The 0.7-mile hike to Dark Hollow Falls (milepost 50.7) is the closest to Skyline Drive, making it a very popular trail. Follow a series of cascades to the beautiful 70-foot waterfall that runs year-round. It's stunning after a spring shower. Because trails to all the waterfalls lead down into gorges, return hikes are steep. Come prepared with a walking stick!
Stop into the Harry F. Byrd, Sr. Visitor Center (milepost 51) for helpful info, permits, and refreshments. The permanent exhibit explains the history of Shenandoah National Park and Skyline Drive with images depicting its 1931-to-1939 construction by the Civilian Conservation Corps. The facility is open daily from late March to late November and Friday through Saturday in other months. Step onto the outdoor patio and look across the road for a good view of Big Meadows (milepost 51). The 135-acre grassy expanse, carpeted with wildflowers and wild fruit, attracts white-tailed deer, rabbits, butterflies, and birds. As night approaches, listen for spring peepers—small chorus frogs with high-pitched trills—that sing at dusk and during rainstorms.

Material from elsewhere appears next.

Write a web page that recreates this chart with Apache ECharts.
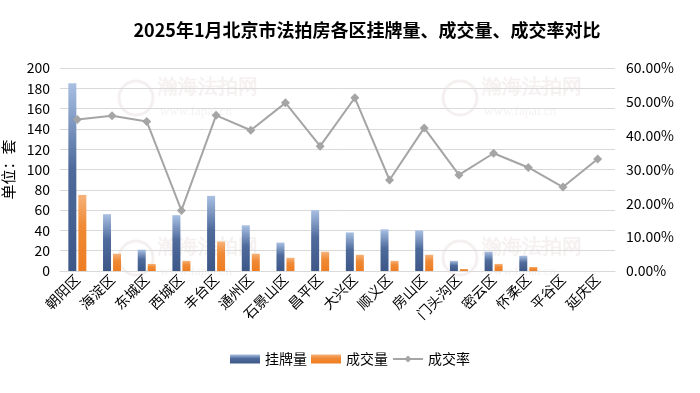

During the day, travelers tend to gaze down on the valleys and views below, but after dark, they are all looking up at the breathtaking night sky. "Skyline Drive is a dark-sky oasis for those who want to see the stars," says Greg Redfern, NASA ambassador. "The Milky Way galaxy can be seen in all its splendor, especially at Big Meadows." Redfern, also called the "Sky Guy," hosts the annual Night Sky Festival at Big Meadows Lodge and Skyland Resort. Plan to take in the stars during your visit—it's one incredible show.
Before his Presidency, Herbert Hoover selected land near the Rapidan River to build a rustic summer retreat, Rapidan Camp, about 100 miles from the Capital. (The hike to Rapidan Camp begins at milepost 52.4.) The altitude of Hoover's plot provided a cool escape from mosquitoes, and the nearby river and streams offered great trout fishing. Rapidan Camp was not in use long, as later administrations built another retreat, which eventually became known as Camp David, in Maryland. From spring through fall, the park gives two-and-a-half-hour guided tours of the historic landmark, which features exhibits spotlighting Hoover during the Great Depression. Buses depart from the Harry F. Byrd, Sr. Visitor Center and require reservations.
If you're heading out in May, be sure to attend the 32nd Annual Wildflower Weekend. Guided hikes, art workshops, and a youth art contest are free with park admission May 5 and 6, 2018. See how many of the hundreds of wildflower species you can spot.
Swift Run Gap to Rockfish Gap
Mileposts 65.5 to 105
You'll find the southern segment of Skyline Drive peaceful, as many stretches of the winding road have little development. Catch a bit of geologic history by roaming around Blackrock Summit (milepost 84.4). Blackrock refers to large boulder fields called talus slopes. From the parking area, hikers can pick between two routes—1 or 1.6 miles. Choose the longer trail, and you can scramble through the boulder jumble.
The southern gateway at Rockfish Gap (milepost 105) marks the end of Skyline Drive—or the beginning, if you happen to be driving northward. The road doesn't end outright but instead continues on through Virginia and into North Carolina as the Blue Ridge Parkway—yet another Appalachian byway where you'll need to embrace a leisurely pace.
Celebrate the end of your trek at Stable Craft Brewing in Waynesboro, where they serve locally sourced food along with 16 different varieties of refreshing craft beers. Two other interesting eateries in town are The Farmhaus on Main, aiming to be "the best coffee shop and gathering place in Waynesboro," and The Green Leaf Grill, where an eclectic menu includes vegetarian options and creative nods to New Orleans.
Still inspired by Rapidan Camp? Fly-fish for native brook trout like President Hoover did with help from the guides at South River Fly Shop. Later, tuck in for the night at The Iris Inn's main bed-and-breakfast or one of their on-site cottages in Waynesboro, or stay at The Farmhouse at Veritas, an exquisite B&B in Afton. Built in 1839, the farmhouse sits adjacent to Veritas Vineyard & Winery, providing peaceful views of the Blue Ridge foothills. There you can bid a sleepy farewell to the Shenandoah…at least for now.